The ”horror” of intimate violence toward
men is somewhat different. There are, of course, hundreds of men killed each
year by their partners. At a minimum, one-fourth of the men killed have not used
violence towards their homicidal partners. Men have been shot, stabbed, beaten
with objects, and been subjected to verbal assaults and humiliations.
Nonetheless, I do not believe these are the ”horrors” of violence toward
men. The real horror is the continued status of battered men as the ”missing
persons” of the domestic violence problem. Male victims do not count and are
not counted. The Federal Violence against Women Act identified domestic violence
as a gender crime. None of the nearly billion dollars of funding from this act
is directed towards male victims. Some ”Requests for Proposals” from the
U.S. Justice Department specifically state that research on male victims or
programs for male victims will not even be reviewed, let alone funded. Federal
funds typically pass to a state coalition against domestic violence or to a
branch of a state agency designated to deal with violence against women.

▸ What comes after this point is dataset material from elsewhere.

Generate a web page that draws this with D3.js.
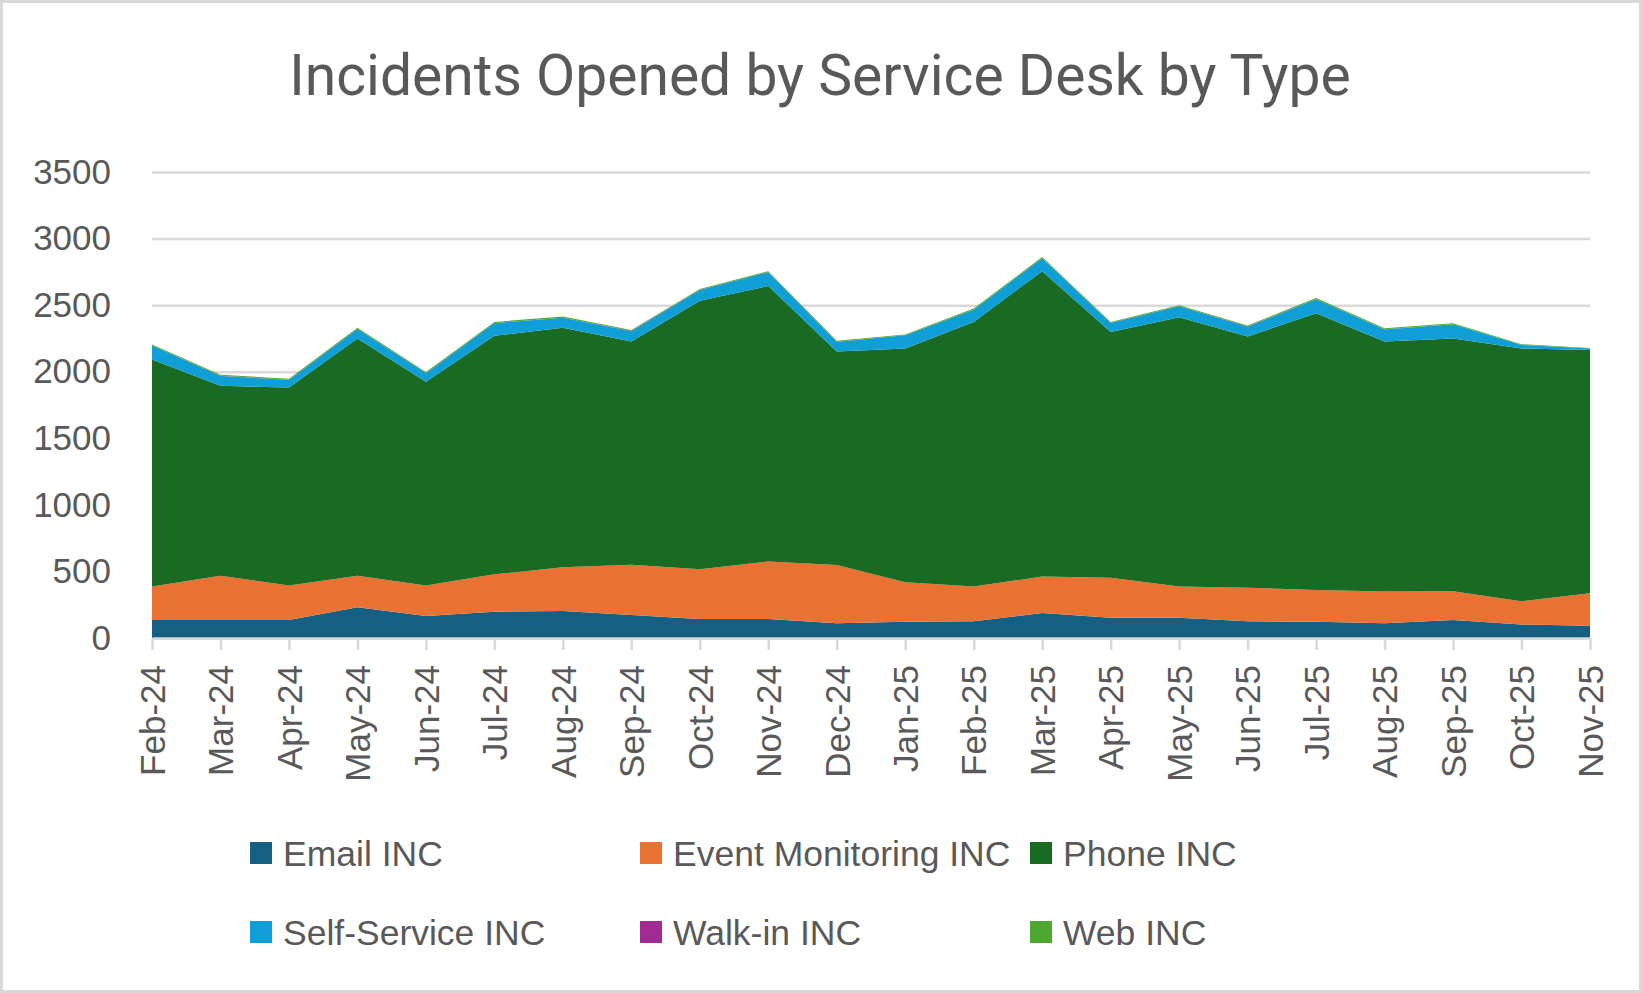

Battered men face a tragic apathy. Their one
option is to call the police and hope that a jurisdiction will abide by a
mandatory or presumptive arrest statute. However, when the police do carry out
an arrest when a male has been beaten, they tend to engage in the practice of
”dual arrest” and arrest both parties.
Battered men who flee their attackers find
that the act of fleeing results in the men losing physical and even legal
custody of their children. Those men who stay are thought to be ”wimps,” at
best and ”perps” at worst, since if they stay, it is believed they are the
true abusers in the home.
Thirty years ago battered women had no place
to go and no place to turn for help and assistance. Today, there are places to
go—more than 1,800 shelters, and many agencies to which to turn. For men,
there still is not place to go and no one to whom to turn. On occasion a shelter
for battered men is created, but it rarely lasts—first because it lacks
on-going funding, and second because the shelter probably does not meet the
needs of male victims. Men, who retain their children in order to try to protect
them from abusive mothers, often find themselves arrested for ”child
kidnapping.”
The frustration men experience often bursts
forth in rather remarkable obstreperous behavior at conferences, meetings, and
forums on domestic violence. Such outbursts are almost immediately turned
against the men by explaining that this behavior proves the men are not victims
but are ”perps.”
Given the body of research on domestic
violence that finds continued unexpectedly high rates of violence toward men in
intimate relations, it is necessary to reframe domestic violence as something
other than a ”gender crime” or example of ”patriarchal coercive control.”
Protecting only the female victim and punishing only the male offender will not
resolve the tragedy and costs of domestic violence. While this is certainly not
a politically correct position, and is a position that will almost certainly
ignite more personal attacks against me and my colleagues, it remains clear to
me that the problem is violence between intimates not violence against women.
Policy and practice must address the needs of male victims if we are to reduce
the extent and toll of violence in the home.